Hardware: Lenovo laptop with Intel(R) Core(TM) i7-4600U CPU, but it happens on our cluster, too.
Ifort version: Version 126.96.36.199 Build 20110811 (called through mpif90 with OMPI_FC=ifort)
> mpif90 -o test.x LES_cont.f90 -llapack -lfftw3
>mpirun -np 1 ./test.x
( ... computation ...)
>mpif90 -mkl -o test.x LES_cont.f90
>mpirun -np 1 ./test.x
Between the two runs i change only the complier/linker options as shown, nothing else. Thanks in advance for your help!
This is is fairly large research code under development, and I shouldn't like to post it in a public place. If there is a way to get it to you directly, I will. Otherwise, I could extract a minimal code that demonstrates the problem, but I have little time for that now, it would have to wait a week or two.
On my laptop, I have MKL as well as the fftw3 package provided by the Ubuntu software centre. I believe the latter includes the library file /usr/lib/x86_64-linux-gnu/libfftw3.so. If I link to this file directly, as in
mpif90 -o test.x <input files> /usr/lib/x86_64-linux-gnu/libfftw3.so
the output is correct. It is also correct if I compile by
mpif90 -mkl -o test.x <input files> -lfftw3
but with only the -mkl flag the output is wrong.
I tried to find out what library is used exaclty by using the -dryrun flag, but could not figure it out. With the -mkl flag I do see the following in the output:
< -lmkl_intel_lp64 \
< -lmkl_intel_thread \
< -lmkl_core \
< -liomp5 \
< --end-group \
which is absent without the -mkl flag.
You can send me the code by click "send the author a message"
And there are some examples that demonstrate how to use mkl fftw3 . The source code for the examples, makefiles used to run them, are located in the .\examples\fftw3xfsubdirectories in the Intel MKL directory. You may change the example based on your usage model (including your input data). Then send us by that way.
I have gotten your test case and be able to reproduce the problem. I have asked our developer to further investigated it . As holiday season, it may take some time. I will update you if any news.
We found the problem. I share it here so more developers can see it. And will send the fix code to you by private message.
you creates fftw plan (for 1d c2c fft) with the same input and output array, which means the transform is to be in-place.
However on execution stage you provides different arrays (i.e. he performs out-of-place transform). That is incorrect according to FFTW3 official documentation (Nevertheless, FFTW3 handles this situation, MKL – not).
Corresponding piece of FFTW3 documentation:
4.6 New-array Execute Functions
Normally, one executes a plan for the arrays with which the plan was created, by calling fftw_execute(plan) as described in Using Plans. However, it is possible for sophisticated users to apply a given plan to a different array using the “new-array execute” functions detailed below, provided that the following conditions are met:
o) The array size, strides, etcetera are the same (since those are set by the plan).

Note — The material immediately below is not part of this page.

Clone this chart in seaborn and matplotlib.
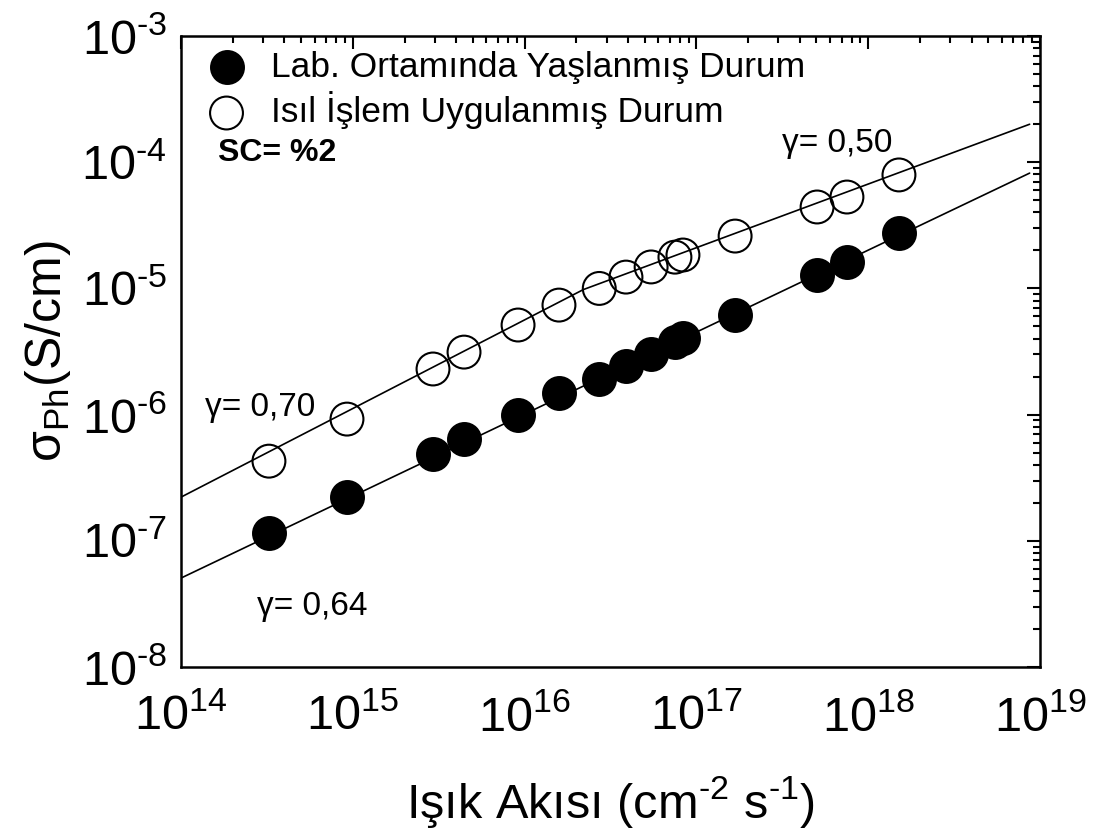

o) The input and output arrays are the same (in-place) or different (out-of-place) if the plan was originally created to be in-place or out-of-place, respectively.
. . .
Thank you very much for the help, it would have taken me a long time to trace this bug down. Please send me the fixed code, or simply the changed portion, which I assume comprises only a few lines.